Grandparent Feature

Emotionally Focused Parenting Tips from Popular Books

By Michelle Garcia, B.A. & Allyson Kraus, B.S.,
Department of Human Development and Family Studies
Colorado State University

Christine A. Fruhauf, Ph.D.
Associate Professor and Director, HDFS Extension
Colorado State University

child holding adult hand

There are a lot of parenting resources in the public and, as a result, it can be difficult to know who to seek guidance from. Below are some simple tips from three well-established parenting books. In addition to these tips, we suggest you borrow from your local library these books and enjoy reading additional parenting tips.

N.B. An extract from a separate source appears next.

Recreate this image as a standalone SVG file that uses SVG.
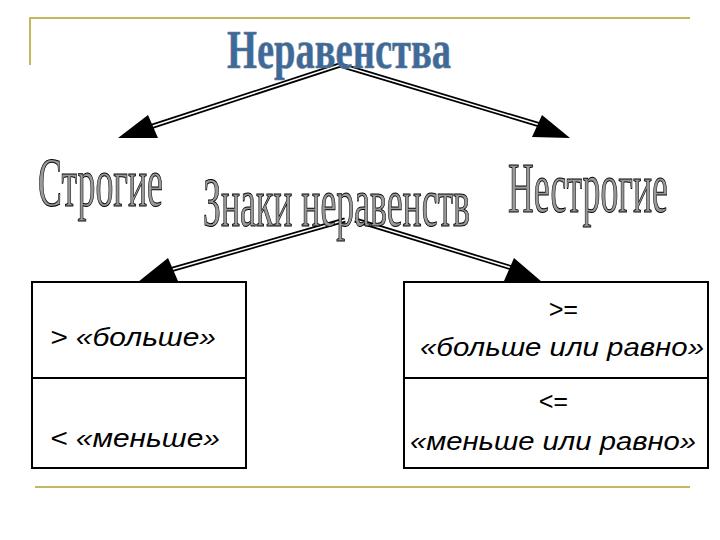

Parenting with Love and Logic: Teaching Children Responsibility by: Foster Cline & Jim Fay

The philosophy of Love and Logic is that parents should both compassionately enforce limits with their children, and teach them to make healthy choices that will prepare them for adult life. Some of the key elements of Love and Logic are to offer choices, and to allow natural consequences. For example, bedtime is a good example of when to use this approach. When giving choices, it is important for grandparents to offer only the choices that they would be comfortable with their grandchild picking. At bedtime it might be, “do you want to brush your teeth before or after you put on your pajamas?” Once your grandchildren are in bed, the Love and Logic parent would enforce “grandparent time,” letting their grandchild know that they can do whatever they want in their room as long as they are quiet. If your grandchild chooses to stay up all night, you still get a good night’s rest, and your grandchild deals with the natural consequence of going to school all day without sleep. An experience they are not likely to want to repeat!

The 5 Love Languages of Children by: Gary D. Chapman & Ross Campbell

When your grandchild exhibits passive-aggressive behavior, they are indirectly expressing anger, This is typically directed towards an authority figure. Anger is the emotion that comes out when children feel like their goal is being blocked, whether that's to play outside, avoid homework, or eat dessert first. Passive aggressive behavior is meant to upset someone who is telling the child what to do because that someone may be viewed as getting in the child's way. Passive-aggressive behavior can show itself through procrastination, stubbornness, and/or "forgetting". The reason grandparents often struggle to deal with their grandchild's passive-aggressive behavior is that they try to solve the problem caused by the behavior instead of addressing the behavior itself. For example, if your grandchild is being passive-aggressive by not cleaning his/her room, a grandparent may try to problem solve with him/her in ways of making cleaning his/her room easier. However, if the grandchildren’s goal is to upset the grandparent, this kind of intervention will not get the room clean. Anger needs to be expressed, and passive-aggressive behavior is an example of an unhealthy expression of anger. However, if you do not let grandchildren express their anger out loud, then it eventually will come out in their behavior. If you sense that your grandchild is acting out because they are upset with you, be direct with them and ask them why they are angry or upset. Giving them a chance to talk or yell about it allows them to get it out in the open so you can help them come to a resolution.

How to Talk so Kids Will Listen & Listen so Kids Will Talk by: Adele Faber & Elaine Mazlish

Most children have a general sense of how their caretakers (i.e., parents, grandparents, teachers, etc.) view them, such as a 'problem child' or a 'perfect child'. Children learn how they are viewed by the labels their caretakers apply to them, such as difficult, smart, frustrating, or caring. When children believe that their caretakers have a positive view of them, they are more likely to have a positive view of themselves. When children believe that their caretaker does not have much hope for their success, they can begin to believe that there's no point in trying to change. For example, when a child fails a math test and he/she is told that he/she is stupid and bad at math, it is highly unlikely that he/she will be inspired to try harder next time. However, when a child fails a math test and he/she are told that he/she may not have studied hard enough or may not have realized he/she needed more help, he/she are given concrete steps to take to improve in the future. Inspiring change in your grandchild's behavior is all about praising effort that's aimed towards his/her goal rather than assigning labels.